Copy out exactly the lines from the start of the data to the line containing "from bokeh.resources import INLINE". Include both.

_DATA EXTRACT_
— Begin —

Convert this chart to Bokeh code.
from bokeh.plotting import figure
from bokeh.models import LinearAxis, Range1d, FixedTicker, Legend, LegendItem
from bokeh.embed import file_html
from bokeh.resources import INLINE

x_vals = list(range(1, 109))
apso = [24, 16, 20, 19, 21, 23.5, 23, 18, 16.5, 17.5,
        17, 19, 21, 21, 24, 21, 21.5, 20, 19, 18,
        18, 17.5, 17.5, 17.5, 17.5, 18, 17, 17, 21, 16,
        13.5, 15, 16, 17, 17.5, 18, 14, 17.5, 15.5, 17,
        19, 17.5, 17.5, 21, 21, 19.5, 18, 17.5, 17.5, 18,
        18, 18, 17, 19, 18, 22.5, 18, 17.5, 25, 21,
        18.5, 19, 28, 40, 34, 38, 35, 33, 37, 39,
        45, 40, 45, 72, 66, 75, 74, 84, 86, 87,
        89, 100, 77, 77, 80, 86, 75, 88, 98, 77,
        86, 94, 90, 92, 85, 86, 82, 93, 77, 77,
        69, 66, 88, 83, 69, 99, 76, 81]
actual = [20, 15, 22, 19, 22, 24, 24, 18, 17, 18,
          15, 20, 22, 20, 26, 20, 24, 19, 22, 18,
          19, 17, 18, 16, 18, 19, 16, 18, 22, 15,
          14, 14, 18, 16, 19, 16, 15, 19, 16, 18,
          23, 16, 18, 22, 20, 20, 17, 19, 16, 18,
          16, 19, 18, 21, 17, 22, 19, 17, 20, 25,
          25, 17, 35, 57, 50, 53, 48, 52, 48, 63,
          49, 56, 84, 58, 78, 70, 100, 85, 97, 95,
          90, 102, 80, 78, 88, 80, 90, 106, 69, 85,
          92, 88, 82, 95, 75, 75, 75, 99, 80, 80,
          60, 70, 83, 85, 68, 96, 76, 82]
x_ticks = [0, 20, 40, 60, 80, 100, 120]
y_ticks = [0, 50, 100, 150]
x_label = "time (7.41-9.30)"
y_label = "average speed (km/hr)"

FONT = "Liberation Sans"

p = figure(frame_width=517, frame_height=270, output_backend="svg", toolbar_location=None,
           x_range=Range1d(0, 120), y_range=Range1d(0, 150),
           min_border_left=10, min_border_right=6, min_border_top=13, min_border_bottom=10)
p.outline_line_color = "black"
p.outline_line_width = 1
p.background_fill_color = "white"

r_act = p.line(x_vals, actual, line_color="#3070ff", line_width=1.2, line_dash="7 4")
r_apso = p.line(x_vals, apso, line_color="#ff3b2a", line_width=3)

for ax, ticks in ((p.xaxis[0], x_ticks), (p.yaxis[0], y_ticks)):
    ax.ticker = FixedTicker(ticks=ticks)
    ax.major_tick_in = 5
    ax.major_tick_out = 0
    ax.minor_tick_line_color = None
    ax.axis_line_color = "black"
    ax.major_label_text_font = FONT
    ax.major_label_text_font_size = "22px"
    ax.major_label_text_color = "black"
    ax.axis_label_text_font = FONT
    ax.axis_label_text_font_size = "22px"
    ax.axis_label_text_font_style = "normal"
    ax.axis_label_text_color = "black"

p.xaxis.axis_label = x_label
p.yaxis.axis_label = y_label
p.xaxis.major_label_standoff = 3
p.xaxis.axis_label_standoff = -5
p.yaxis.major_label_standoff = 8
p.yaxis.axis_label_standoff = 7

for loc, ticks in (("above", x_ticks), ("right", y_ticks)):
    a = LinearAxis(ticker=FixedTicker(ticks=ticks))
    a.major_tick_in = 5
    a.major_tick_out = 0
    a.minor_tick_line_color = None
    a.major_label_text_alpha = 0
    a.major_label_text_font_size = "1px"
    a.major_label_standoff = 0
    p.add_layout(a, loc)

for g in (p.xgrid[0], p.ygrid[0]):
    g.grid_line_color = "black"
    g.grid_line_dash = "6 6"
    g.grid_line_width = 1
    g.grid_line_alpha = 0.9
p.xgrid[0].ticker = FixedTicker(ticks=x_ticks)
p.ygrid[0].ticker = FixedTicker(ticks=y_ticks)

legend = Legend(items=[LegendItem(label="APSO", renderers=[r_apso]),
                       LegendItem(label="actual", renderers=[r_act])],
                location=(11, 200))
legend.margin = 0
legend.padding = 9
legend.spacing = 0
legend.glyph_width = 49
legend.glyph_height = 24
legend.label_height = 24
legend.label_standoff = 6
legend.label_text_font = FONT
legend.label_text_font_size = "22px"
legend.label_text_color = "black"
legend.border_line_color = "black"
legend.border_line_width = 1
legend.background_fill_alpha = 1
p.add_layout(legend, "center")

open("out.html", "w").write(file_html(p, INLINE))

— End —

_WORKED ANSWER_
Convert this chart to Bokeh code.
from bokeh.plotting import figure
from bokeh.models import LinearAxis, Range1d, FixedTicker, Legend, LegendItem
from bokeh.embed import file_html
from bokeh.resources import INLINE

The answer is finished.